#### Data entries
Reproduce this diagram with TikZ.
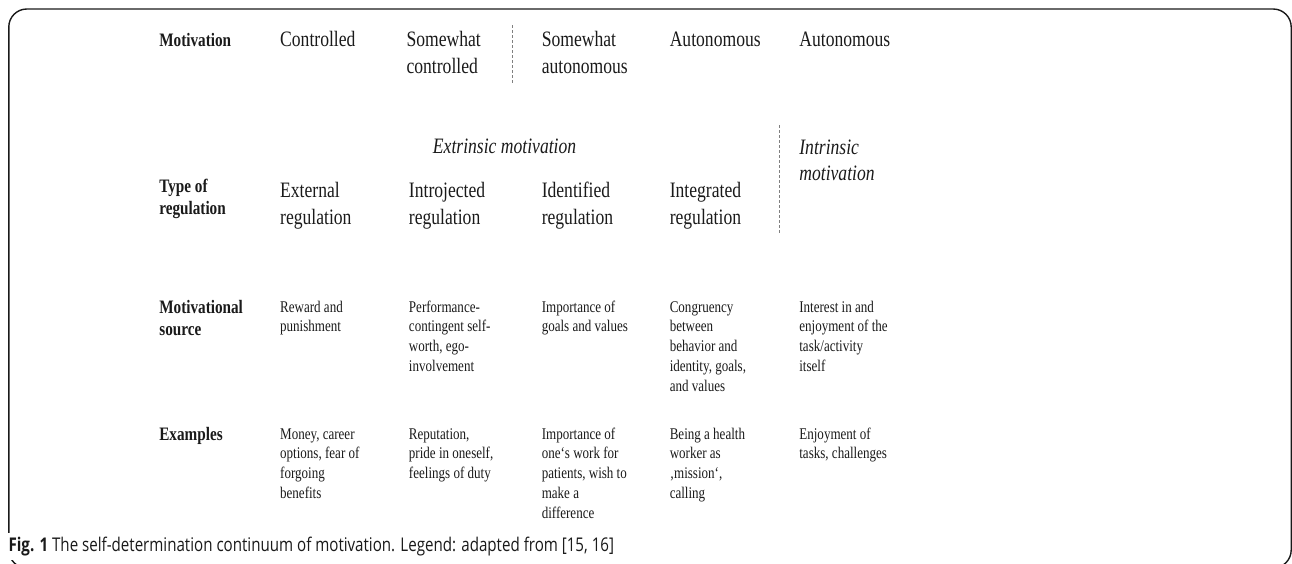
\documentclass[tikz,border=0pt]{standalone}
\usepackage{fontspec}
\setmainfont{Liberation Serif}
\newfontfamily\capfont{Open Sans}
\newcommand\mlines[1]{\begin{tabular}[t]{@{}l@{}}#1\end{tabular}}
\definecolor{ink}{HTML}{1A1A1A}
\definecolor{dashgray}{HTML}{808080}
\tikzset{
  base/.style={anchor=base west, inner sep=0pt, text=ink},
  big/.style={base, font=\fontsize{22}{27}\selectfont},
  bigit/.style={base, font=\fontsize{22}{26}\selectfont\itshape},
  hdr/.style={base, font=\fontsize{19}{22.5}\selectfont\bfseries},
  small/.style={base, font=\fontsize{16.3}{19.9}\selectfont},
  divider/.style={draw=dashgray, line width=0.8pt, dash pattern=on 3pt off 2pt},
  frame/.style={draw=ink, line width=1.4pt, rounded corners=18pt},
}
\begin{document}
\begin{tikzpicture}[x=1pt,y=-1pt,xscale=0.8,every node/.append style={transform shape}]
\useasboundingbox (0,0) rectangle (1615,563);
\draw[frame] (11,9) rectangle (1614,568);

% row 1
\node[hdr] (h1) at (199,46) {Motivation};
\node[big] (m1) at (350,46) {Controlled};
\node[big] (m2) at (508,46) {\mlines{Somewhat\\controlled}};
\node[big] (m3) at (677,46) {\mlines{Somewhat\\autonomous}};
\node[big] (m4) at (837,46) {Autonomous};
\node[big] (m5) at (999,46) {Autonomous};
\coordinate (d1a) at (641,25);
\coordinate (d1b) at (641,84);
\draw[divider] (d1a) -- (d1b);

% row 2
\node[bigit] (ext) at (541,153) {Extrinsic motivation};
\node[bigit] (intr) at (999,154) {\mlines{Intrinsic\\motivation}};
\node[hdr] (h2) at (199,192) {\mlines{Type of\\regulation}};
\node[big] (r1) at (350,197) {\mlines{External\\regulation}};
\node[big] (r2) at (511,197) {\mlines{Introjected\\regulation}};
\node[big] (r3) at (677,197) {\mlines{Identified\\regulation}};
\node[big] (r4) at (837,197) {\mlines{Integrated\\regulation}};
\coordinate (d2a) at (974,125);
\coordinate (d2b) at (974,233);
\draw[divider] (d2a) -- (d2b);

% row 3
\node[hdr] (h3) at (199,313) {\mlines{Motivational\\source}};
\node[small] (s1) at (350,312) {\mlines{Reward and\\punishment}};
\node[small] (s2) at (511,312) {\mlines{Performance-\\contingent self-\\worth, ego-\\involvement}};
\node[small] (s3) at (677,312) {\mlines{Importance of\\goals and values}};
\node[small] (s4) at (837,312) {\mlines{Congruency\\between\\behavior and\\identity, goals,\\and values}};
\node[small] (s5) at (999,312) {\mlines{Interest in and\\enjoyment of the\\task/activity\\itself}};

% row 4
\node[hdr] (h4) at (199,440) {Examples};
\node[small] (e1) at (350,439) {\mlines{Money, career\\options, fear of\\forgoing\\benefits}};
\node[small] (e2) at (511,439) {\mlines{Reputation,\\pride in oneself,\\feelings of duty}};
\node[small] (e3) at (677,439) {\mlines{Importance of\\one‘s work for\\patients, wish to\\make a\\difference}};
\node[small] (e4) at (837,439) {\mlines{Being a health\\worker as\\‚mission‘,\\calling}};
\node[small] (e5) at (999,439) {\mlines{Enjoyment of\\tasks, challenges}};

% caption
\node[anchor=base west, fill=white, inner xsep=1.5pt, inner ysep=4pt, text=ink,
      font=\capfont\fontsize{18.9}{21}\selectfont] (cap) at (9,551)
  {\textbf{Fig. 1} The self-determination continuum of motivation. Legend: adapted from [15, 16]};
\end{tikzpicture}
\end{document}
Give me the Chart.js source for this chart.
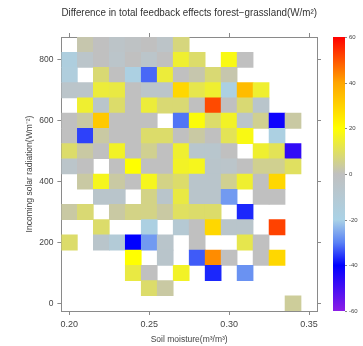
########
**Challenge:**
Go through the listing above and write it all out exactly, leaving out any picture.

**Solution for this exercise:**
Reproduce this diagram with TikZ.
\documentclass[tikz,border=0pt]{standalone}
\usepackage{fontspec}
\setmainfont{Liberation Serif}
\newfontfamily\capfont{Open Sans}
\newcommand\mlines[1]{\begin{tabular}[t]{@{}l@{}}#1\end{tabular}}
\definecolor{ink}{HTML}{1A1A1A}
\definecolor{dashgray}{HTML}{808080}
\tikzset{
  base/.style={anchor=base west, inner sep=0pt, text=ink},
  big/.style={base, font=\fontsize{22}{27}\selectfont},
  bigit/.style={base, font=\fontsize{22}{26}\selectfont\itshape},
  hdr/.style={base, font=\fontsize{19}{22.5}\selectfont\bfseries},
  small/.style={base, font=\fontsize{16.3}{19.9}\selectfont},
  divider/.style={draw=dashgray, line width=0.8pt, dash pattern=on 3pt off 2pt},
  frame/.style={draw=ink, line width=1.4pt, rounded corners=18pt},
}
\begin{document}
\begin{tikzpicture}[x=1pt,y=-1pt,xscale=0.8,every node/.append style={transform shape}]
\useasboundingbox (0,0) rectangle (1615,563);
\draw[frame] (11,9) rectangle (1614,568);

% row 1
\node[hdr] (h1) at (199,46) {Motivation};
\node[big] (m1) at (350,46) {Controlled};
\node[big] (m2) at (508,46) {\mlines{Somewhat\\controlled}};
\node[big] (m3) at (677,46) {\mlines{Somewhat\\autonomous}};
\node[big] (m4) at (837,46) {Autonomous};
\node[big] (m5) at (999,46) {Autonomous};
\coordinate (d1a) at (641,25);
\coordinate (d1b) at (641,84);
\draw[divider] (d1a) -- (d1b);

% row 2
\node[bigit] (ext) at (541,153) {Extrinsic motivation};
\node[bigit] (intr) at (999,154) {\mlines{Intrinsic\\motivation}};
\node[hdr] (h2) at (199,192) {\mlines{Type of\\regulation}};
\node[big] (r1) at (350,197) {\mlines{External\\regulation}};
\node[big] (r2) at (511,197) {\mlines{Introjected\\regulation}};
\node[big] (r3) at (677,197) {\mlines{Identified\\regulation}};
\node[big] (r4) at (837,197) {\mlines{Integrated\\regulation}};
\coordinate (d2a) at (974,125);
\coordinate (d2b) at (974,233);
\draw[divider] (d2a) -- (d2b);

% row 3
\node[hdr] (h3) at (199,313) {\mlines{Motivational\\source}};
\node[small] (s1) at (350,312) {\mlines{Reward and\\punishment}};
\node[small] (s2) at (511,312) {\mlines{Performance-\\contingent self-\\worth, ego-\\involvement}};
\node[small] (s3) at (677,312) {\mlines{Importance of\\goals and values}};
\node[small] (s4) at (837,312) {\mlines{Congruency\\between\\behavior and\\identity, goals,\\and values}};
\node[small] (s5) at (999,312) {\mlines{Interest in and\\enjoyment of the\\task/activity\\itself}};

% row 4
\node[hdr] (h4) at (199,440) {Examples};
\node[small] (e1) at (350,439) {\mlines{Money, career\\options, fear of\\forgoing\\benefits}};
\node[small] (e2) at (511,439) {\mlines{Reputation,\\pride in oneself,\\feelings of duty}};
\node[small] (e3) at (677,439) {\mlines{Importance of\\one‘s work for\\patients, wish to\\make a\\difference}};
\node[small] (e4) at (837,439) {\mlines{Being a health\\worker as\\‚mission‘,\\calling}};
\node[small] (e5) at (999,439) {\mlines{Enjoyment of\\tasks, challenges}};

% caption
\node[anchor=base west, fill=white, inner xsep=1.5pt, inner ysep=4pt, text=ink,
      font=\capfont\fontsize{18.9}{21}\selectfont] (cap) at (9,551)
  {\textbf{Fig. 1} The self-determination continuum of motivation. Legend: adapted from [15, 16]};
\end{tikzpicture}
\end{document}
Give me the Chart.js source for this chart.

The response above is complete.